个性化语音合成方法研究

	个性化语音合成方法研究
	傅睿博
	2020-05-28
页数	152
学位类型	博士
中文摘要	目前的语音合成技术已经发展相对成熟，然而在合成风格上普遍较为单一，且构建门槛高，已不能满足当前用户日益增长的个性化应用需求。个性化语音合成旨在提供多风格定制化的合成系统，提升用户在教育、娱乐、导航、智能硬件等诸多应用场景的交互体验，具有重要的研究价值。建模的数据有限且缺乏专业标注等因素对实现高质量的个性化语音合成是个巨大的挑战。语音合成技术正在经历从级联式框架到端到端框架的转变，两者各有利弊，在个性化语音合成中都占有重要地位。本文以基于深度学习语音合成方法为理论基础，聚焦于个性化语音合成方法研究，具体围绕级联式语音合成和端到端语音合成框架展开研究。现有个性化语音合成系统的不足主要体现在三个方面：发音欠清晰，音色易失真，韵律较平淡。为了提高个性化合成语音的整体质量，本文分别从声学建模、说话人特征空间建模、韵律建模这三个方面对个性化语音合成方法进行探索，主要研究成果如下：声学建模是本文研究的基础，本文以提高个性化语音合成的清晰度和鲁棒性为目标，针对两种语音合成框架下的声学模型分别进行了深入的研究。在级联式语音合成框架下，为了避免模型在自适应微调过程中出现灾难性遗忘，提出了基于渐进式神经网络的声学建模方法。该方法通过在说话人相关的隐层间建立横向连接，来实现有效地知识迁移，步进式的学习策略保证了任务最优化。主客观评测验证了该方法能够有效提升建模精度。在端到端语音合成框架下，为了解决小数据个性化建模的泛化能力差，易发生过拟合，且缺乏有效模型优化停止准则的问题，本文提出了基于匹配度识别网络的模型优化策略。该方法以模型编码器-解码器的注意力机制为核心，利用卷积网络对“文本-音频”数据对匹配程度进行建模，具体提出了三大策略：离线语音数据库自动优化；在线个性化建模学习率自适应调整；基于对齐质量的模型优化停止准则。实验验证了匹配度识别卷积网络的有效性，对错误数据对的召回率达到89.8%，同时所提模型优化策略有效提升个性化语音合成系统的性能，且具有可拓展性。说话人特征空间建模是本文研究的核心，本文以提高个性化语音合成的相似度为目标，分别针对两种语音合成框架的说话人特征建模进行了深入研究。传统方法所提取的说话人特征是文本无关的，缺乏对文本所导致的声学差异进行建模，且提取方法基于说话人识别方法，提取过程相对独立，对于个性化语音合成任务不是最优的。

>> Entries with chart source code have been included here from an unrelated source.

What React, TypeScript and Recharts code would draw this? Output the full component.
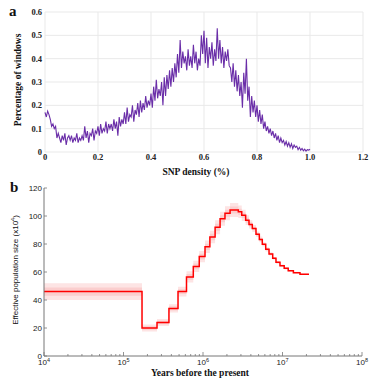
import React from 'react';
import { LineChart, Line, XAxis, YAxis, CartesianGrid, ComposedChart, Area } from 'recharts';

// ---------- Panel a: SNP density distribution ----------
const snpStep = 0.005;
const snpPercent = [
  0.17, 0.15, 0.175, 0.16, 0.14, 0.11, 0.12, 0.10, 0.11, 0.06,
  0.08, 0.06, 0.04, 0.07, 0.05, 0.08, 0.03, 0.06, 0.07, 0.05,
  0.07, 0.04, 0.06, 0.05, 0.08, 0.04, 0.06, 0.05, 0.07, 0.05,
  0.11, 0.06, 0.09, 0.04, 0.08, 0.07, 0.10, 0.05, 0.09, 0.08,
  0.11, 0.07, 0.12, 0.08, 0.10, 0.09, 0.13, 0.08, 0.12, 0.10,
  0.12, 0.09, 0.14, 0.10, 0.13, 0.07, 0.15, 0.11, 0.14, 0.12,
  0.17, 0.12, 0.19, 0.13, 0.16, 0.15, 0.20, 0.13, 0.18, 0.16,
  0.21, 0.15, 0.22, 0.17, 0.21, 0.18, 0.24, 0.19, 0.22, 0.20,
  0.25, 0.19, 0.28, 0.22, 0.31, 0.23, 0.27, 0.24, 0.30, 0.20,
  0.32, 0.24, 0.33, 0.27, 0.35, 0.28, 0.36, 0.30, 0.38, 0.32,
  0.42, 0.34, 0.48, 0.36, 0.43, 0.38, 0.41, 0.35, 0.44, 0.37,
  0.41, 0.36, 0.46, 0.38, 0.43, 0.35, 0.40, 0.37, 0.50, 0.42,
  0.52, 0.38, 0.49, 0.36, 0.45, 0.40, 0.47, 0.37, 0.44, 0.39,
  0.53, 0.40, 0.48, 0.38, 0.45, 0.36, 0.43, 0.39, 0.44, 0.37,
  0.36, 0.30, 0.38, 0.28, 0.35, 0.26, 0.33, 0.24, 0.30, 0.19,
  0.34, 0.25, 0.40, 0.22, 0.28, 0.15, 0.24, 0.17, 0.22, 0.15,
  0.20, 0.13, 0.18, 0.12, 0.16, 0.10, 0.13, 0.09, 0.11, 0.08,
  0.10, 0.07, 0.09, 0.06, 0.08, 0.05, 0.07, 0.04, 0.06, 0.04,
  0.05, 0.03, 0.045, 0.025, 0.04, 0.02, 0.035, 0.015, 0.03, 0.02,
  0.025, 0.01, 0.02, 0.008, 0.015, 0.005, 0.012, 0.004, 0.01, 0.008,
  0.012,
];
const aXTicks = [0, 0.2, 0.4, 0.6, 0.8, 1.0, 1.2];
const aXTickLabels = ['0', '0.2', '0.4', '0.6', '0.8', '1.0', '1.2'];
const aYTicks = [0, 0.1, 0.2, 0.3, 0.4, 0.5, 0.6];
const aYTickLabels = ['0', '0.1', '0.2', '0.3', '0.4', '0.5', '0.6'];

// ---------- Panel b: PSMC effective population size ----------
const bYears = [
  1e4, 1.71e5, 2.64e5, 3.73e5, 4.85e5, 6.2e5, 7.55e5, 8.97e5, 1.06e6, 1.22e6,
  1.42e6, 1.64e6, 1.89e6, 2.19e6, 2.78e6, 3.07e6, 3.44e6, 3.79e6, 4.17e6, 4.64e6,
  5.11e6, 5.57e6, 6.15e6, 6.77e6, 7.53e6, 8.28e6, 9.3e6, 1.05e7, 1.18e7, 1.37e7,
  1.66e7, 2.11e7,
];
const bNe = [
  46, 20, 24, 34, 46, 56.5, 64, 71, 78, 85,
  92, 98, 102, 104.3, 103, 100.5, 97, 94, 91, 87,
  83.3, 79.8, 76.2, 72.9, 69.8, 66.9, 64.5, 62.6, 60.9, 59.5,
  58.4, 57.9,
];
const bSpread = [
  6, 2.5, 2.5, 3, 3.5, 4, 4, 4, 4.5, 4.5,
  5, 5, 5, 5, 4.5, 4, 3.5, 3, 2.5, 2,
  2, 1.5, 1.5, 1.2, 1, 1, 0.8, 0.8, 0.6, 0.6,
  0.5, 0.5,
];
const bYTicks = [0, 20, 40, 60, 80, 100, 120];
const bXExponents = [4, 5, 6, 7, 8];

const snpData = snpPercent.map((v, i) => ({ x: +(i * snpStep).toFixed(3), y: v }));
const psmcData = bYears.map((t, i) => ({
  t,
  ne: bNe[i],
  outer: [bNe[i] - bSpread[i], bNe[i] + bSpread[i]],
  inner: [bNe[i] - bSpread[i] * 0.5, bNe[i] + bSpread[i] * 0.5],
}));

const bXTicks: number[] = [];
for (let k = 0; k < bXExponents.length; k++) {
  const base = Math.pow(10, bXExponents[k]);
  bXTicks.push(base);
  if (k < bXExponents.length - 1) for (let m = 2; m <= 9; m++) bXTicks.push(m * base);
}

const SERIF = 'Liberation Serif, Times New Roman, serif';
const SANS = 'Liberation Sans, Arial, sans-serif';
const BOX = '#777';

const isMajor = (v: number) => Math.abs(Math.log10(v) - Math.round(Math.log10(v))) < 1e-6;

const BottomTick = (props: any) => {
  const { x, y, payload } = props;
  const v = payload.value;
  const major = isMajor(v);
  const exp = Math.round(Math.log10(v));
  return (
    <g>
      <line x1={x} x2={x} y1={y} y2={y - (major ? 4 : 2)} stroke={BOX} strokeWidth={0.8} />
      {major && (
        <text x={x} y={y + 9} textAnchor="middle" fontSize={8} fontFamily={SANS} fill="#222">
          10<tspan dy={-3.5} fontSize={5.5}>{exp}</tspan>
        </text>
      )}
    </g>
  );
};

const TopTick = (props: any) => {
  const { x, y, payload } = props;
  const major = isMajor(payload.value);
  return <line x1={x} x2={x} y1={y} y2={y + (major ? 4 : 2)} stroke={BOX} strokeWidth={0.8} />;
};

const LeftTick = (props: any) => {
  const { x, y, payload } = props;
  return (
    <g>
      <line x1={x} x2={x + 3} y1={y} y2={y} stroke={BOX} strokeWidth={0.8} />
      <text x={x - 2} y={y + 3} textAnchor="end" fontSize={8} fontFamily={SANS} fill="#222">
        {payload.value}
      </text>
    </g>
  );
};

const RightTick = (props: any) => {
  const { x, y } = props;
  return <line x1={x} x2={x - 3} y1={y} y2={y} stroke={BOX} strokeWidth={0.8} />;
};

export default function App() {
  return (
    <div style={{ position: 'absolute', left: 0, top: 0, width: 376, height: 380, background: '#fff' }}>
      <div style={{ position: 'absolute', left: 0, top: 0 }}>
        <LineChart width={376} height={180} data={snpData} margin={{ top: 12, right: 13, bottom: 0, left: 0 }}>
          <CartesianGrid stroke="#e9e9e9" strokeWidth={1} />
          <XAxis
            dataKey="x"
            type="number"
            domain={[0, 1.2]}
            ticks={aXTicks}
            tickFormatter={(v: number) => aXTickLabels[aXTicks.indexOf(v)] ?? String(v)}
            axisLine={false}
            tickLine={false}
            tickSize={0}
            tickMargin={2}
            height={28}
            interval={0}
            tick={{ fontSize: 8.5, fontFamily: SERIF, fontWeight: 'bold', fill: '#222' }}
          />
          <YAxis
            type="number"
            domain={[0, 0.6]}
            ticks={aYTicks}
            tickFormatter={(v: number) => aYTickLabels[aYTicks.indexOf(v)] ?? String(v)}
            axisLine={false}
            tickLine={false}
            tickSize={0}
            tickMargin={3}
            width={45}
            interval={0}
            tick={{ fontSize: 8.5, fontFamily: SERIF, fontWeight: 'bold', fill: '#222' }}
          />
          <Line
            type="linear"
            dataKey="y"
            stroke="#6a2ea8"
            strokeWidth={1.1}
            dot={false}
            activeDot={false}
            isAnimationActive={false}
          />
        </LineChart>
      </div>
      <div style={{ position: 'absolute', left: 0, top: 180 }}>
        <ComposedChart width={376} height={200} data={psmcData} margin={{ top: 8, right: 14, bottom: 0, left: 0 }}>
          <XAxis
            dataKey="t"
            type="number"
            scale="log"
            domain={[1e4, 1e8]}
            allowDataOverflow
            ticks={bXTicks}
            interval={0}
            height={24}
            tickSize={0}
            tickMargin={0}
            tickLine={false}
            axisLine={{ stroke: BOX, strokeWidth: 1 }}
            tick={<BottomTick />}
          />
          <XAxis
            xAxisId="top"
            orientation="top"
            dataKey="t"
            type="number"
            scale="log"
            domain={[1e4, 1e8]}
            allowDataOverflow
            ticks={bXTicks}
            interval={0}
            height={0}
            tickSize={0}
            tickMargin={0}
            tickLine={false}
            axisLine={{ stroke: BOX, strokeWidth: 1 }}
            tick={<TopTick />}
          />
          <YAxis
            type="number"
            domain={[0, 120]}
            ticks={bYTicks}
            interval={0}
            width={44}
            tickSize={0}
            tickMargin={0}
            tickLine={false}
            axisLine={{ stroke: BOX, strokeWidth: 1 }}
            tick={<LeftTick />}
          />
          <YAxis
            yAxisId="right"
            orientation="right"
            type="number"
            domain={[0, 120]}
            ticks={bYTicks}
            interval={0}
            width={0}
            tickSize={0}
            tickMargin={0}
            tickLine={false}
            axisLine={{ stroke: BOX, strokeWidth: 1 }}
            tick={<RightTick />}
          />
          <Area
            type="stepAfter"
            dataKey="outer"
            stroke="none"
            fill="#fde4e4"
            fillOpacity={1}
            isAnimationActive={false}
            activeDot={false}
          />
          <Area
            type="stepAfter"
            dataKey="inner"
            stroke="none"
            fill="#fac8c8"
            fillOpacity={0.8}
            isAnimationActive={false}
            activeDot={false}
          />
          <Line
            type="stepAfter"
            dataKey="ne"
            stroke="#ff0000"
            strokeWidth={1.5}
            dot={false}
            activeDot={false}
            isAnimationActive={false}
          />
          <Line
            xAxisId="top"
            yAxisId="right"
            type="stepAfter"
            dataKey="ne"
            stroke="none"
            dot={false}
            activeDot={false}
            isAnimationActive={false}
          />
        </ComposedChart>
      </div>
      <svg
        width={376}
        height={380}
        style={{ position: 'absolute', left: 0, top: 0, pointerEvents: 'none' }}
      >
        <text x={9} y={16} fontSize={15} fontWeight="bold" fontFamily={SERIF} fill="#111">a</text>
        <text
          transform="translate(21,80) rotate(-90)"
          textAnchor="middle"
          fontSize={9.5}
          fontWeight="bold"
          fontFamily={SERIF}
          fill="#111"
        >
          Percentage of windows
        </text>
        <text x={196} y={175} textAnchor="middle" fontSize={9.5} fontWeight="bold" fontFamily={SERIF} fill="#111">
          SNP density (%)
        </text>
        <text x={10} y={192} fontSize={15} fontWeight="bold" fontFamily={SERIF} fill="#111">b</text>
        <text
          transform="translate(18,270) rotate(-90)"
          textAnchor="middle"
          fontSize={8}
          fontFamily={SANS}
          fill="#111"
        >
          Effective population size (x10<tspan dy={-3} fontSize={5.5}>4</tspan><tspan dy={3}>)</tspan>
        </text>
        <text x={200} y={376} textAnchor="middle" fontSize={9.5} fontWeight="bold" fontFamily={SERIF} fill="#111">
          Years before the present
        </text>
      </svg>
    </div>
  );
}
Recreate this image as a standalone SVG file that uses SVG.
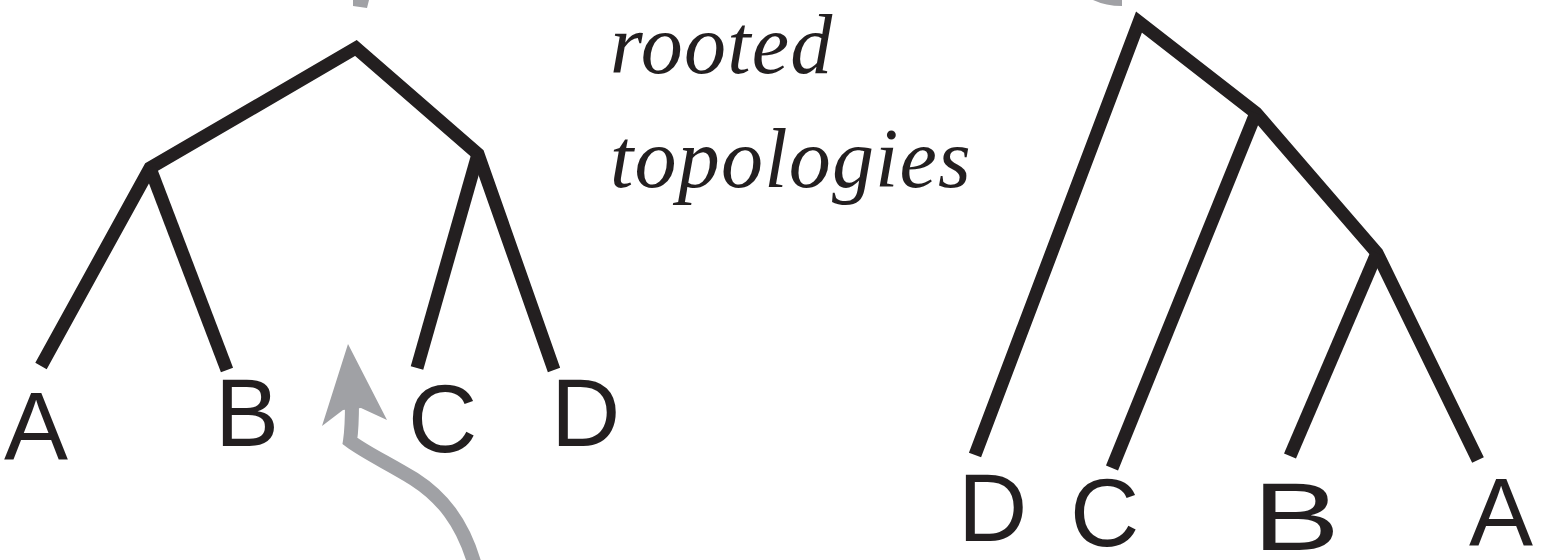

在级联式语音合成框架下，本文提出了多层级融合的音素相关说话人特征建模方法。该方法从句子和音素两个层面提取，来实现对说话人特征的文本差异化建模，注意力机制将多层次特征融合保证了声学模型的最优化。主客观评估结果验证了该方法在建模精度上的提升，相比基线建模客观指标整体提升约20%。在端到端语音合成框架下，本文提出了基于门控网络的说话人特征偏移建模。该方法将文本相关说话人嵌入向量进行分解，拆分成全局本文无关的说话人特征向量和局部文本相关说话人特征偏移向量，在门控网络中利用注意力机制对偏移向量进行动态调整，提高说话人特征对音色风格的可控性。相似度MOS评估在多组实验中达到了0.28 分以上的提升，采用50 句语音数据进行个性化模型训练即可达到一个可接受的效果。韵律建模是本文研究的亮点，本文以提高个性化语音合成的韵律自然度为目标。在端到端语音合成框架下，分别从节奏稳定可控和时长风格迁移两个角度进行了深入的研究。在节奏方面，训练数据的韵律边界标注存在精度低和一致性差的问题，极易导致生成语音节奏不稳定。本文采用融合韵律边界信息的端到端合成框架，提出了基于模型融合的韵律边界自动标注。该方法运用循环神经网络分别对文本和音频两个通道训练子模型，以词为单位提取了静音时长，与传统的声学特征相比具有更明确的物理意义，模型决策融合方法提高了韵律边界自动标注的性能，进而提高了合成语音节奏的稳定性，自然度MOS分平均提升0.29 分。在时长方面，训练数据有限导致时长建模存在过平均问题，本文在模型编码器-解码器结构中构建了基于反馈机制的时长控制模块，强化了对解码器状态转移的建模与控制，提升了语音合成系统的稳定性，整句发音错误率从基线的29.52% 降低至8.82%。此外，通过加入时长风格嵌入向量，实现了时长风格的迁移，提升了个性化语音合成的整体韵律表现。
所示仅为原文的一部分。